──────── DATA FOR PROCESSING ────────
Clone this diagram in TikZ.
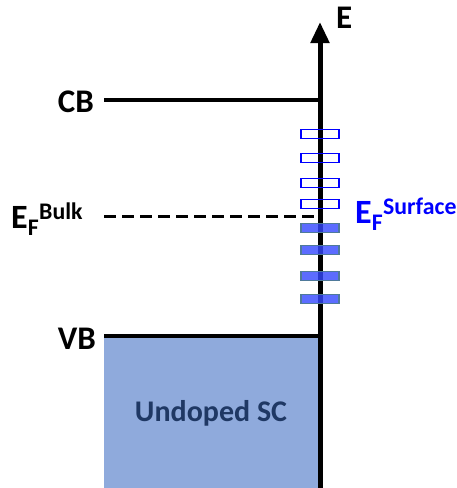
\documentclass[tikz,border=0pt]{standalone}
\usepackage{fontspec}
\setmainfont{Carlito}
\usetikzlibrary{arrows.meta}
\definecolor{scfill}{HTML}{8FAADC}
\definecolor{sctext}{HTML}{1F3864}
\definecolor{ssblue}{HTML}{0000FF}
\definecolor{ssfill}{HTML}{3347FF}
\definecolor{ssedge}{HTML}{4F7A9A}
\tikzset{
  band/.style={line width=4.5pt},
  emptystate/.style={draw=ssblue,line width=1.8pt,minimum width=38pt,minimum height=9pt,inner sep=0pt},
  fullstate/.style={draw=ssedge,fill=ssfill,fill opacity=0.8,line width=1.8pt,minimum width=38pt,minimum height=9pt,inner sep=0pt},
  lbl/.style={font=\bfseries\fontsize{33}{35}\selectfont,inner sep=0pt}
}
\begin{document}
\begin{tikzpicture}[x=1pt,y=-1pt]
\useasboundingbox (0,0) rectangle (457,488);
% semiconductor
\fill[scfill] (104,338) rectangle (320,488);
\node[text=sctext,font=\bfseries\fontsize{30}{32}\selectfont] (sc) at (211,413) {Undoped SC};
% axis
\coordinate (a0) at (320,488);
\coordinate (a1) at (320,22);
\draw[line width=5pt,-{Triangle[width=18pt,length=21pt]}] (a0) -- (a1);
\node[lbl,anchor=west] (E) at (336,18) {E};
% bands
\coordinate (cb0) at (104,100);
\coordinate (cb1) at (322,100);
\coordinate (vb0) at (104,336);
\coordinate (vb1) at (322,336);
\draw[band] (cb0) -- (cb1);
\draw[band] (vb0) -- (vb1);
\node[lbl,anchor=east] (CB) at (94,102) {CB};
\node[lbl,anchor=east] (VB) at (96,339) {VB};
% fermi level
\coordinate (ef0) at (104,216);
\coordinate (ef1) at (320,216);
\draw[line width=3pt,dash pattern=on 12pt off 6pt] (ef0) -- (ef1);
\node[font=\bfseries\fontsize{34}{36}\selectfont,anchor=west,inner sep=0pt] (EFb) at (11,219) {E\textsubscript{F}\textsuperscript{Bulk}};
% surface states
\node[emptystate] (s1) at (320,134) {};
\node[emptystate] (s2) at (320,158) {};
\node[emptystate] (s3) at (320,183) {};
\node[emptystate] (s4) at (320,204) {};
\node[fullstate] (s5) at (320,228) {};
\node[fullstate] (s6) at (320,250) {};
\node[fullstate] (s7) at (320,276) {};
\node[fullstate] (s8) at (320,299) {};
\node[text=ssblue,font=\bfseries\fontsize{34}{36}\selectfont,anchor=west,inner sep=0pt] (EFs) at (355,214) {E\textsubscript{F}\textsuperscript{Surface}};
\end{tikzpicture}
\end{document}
────────
──────── DATA FOR PROCESSING ────────
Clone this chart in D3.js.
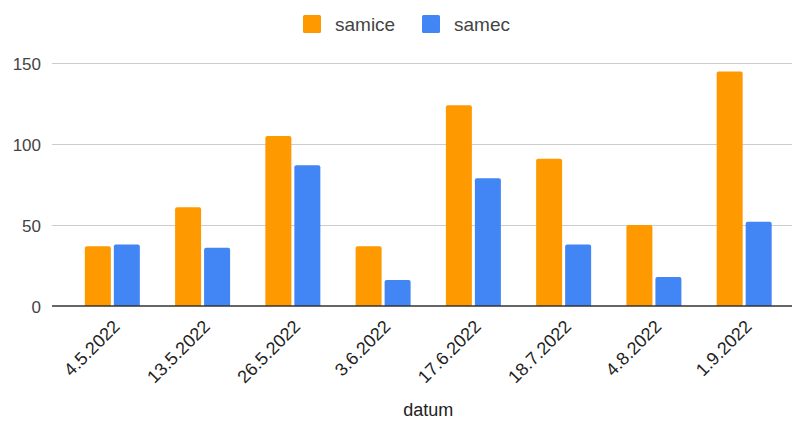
────────
From the entries above, collect every line with the string "this" in it.

Clone this diagram in TikZ.
Clone this chart in D3.js.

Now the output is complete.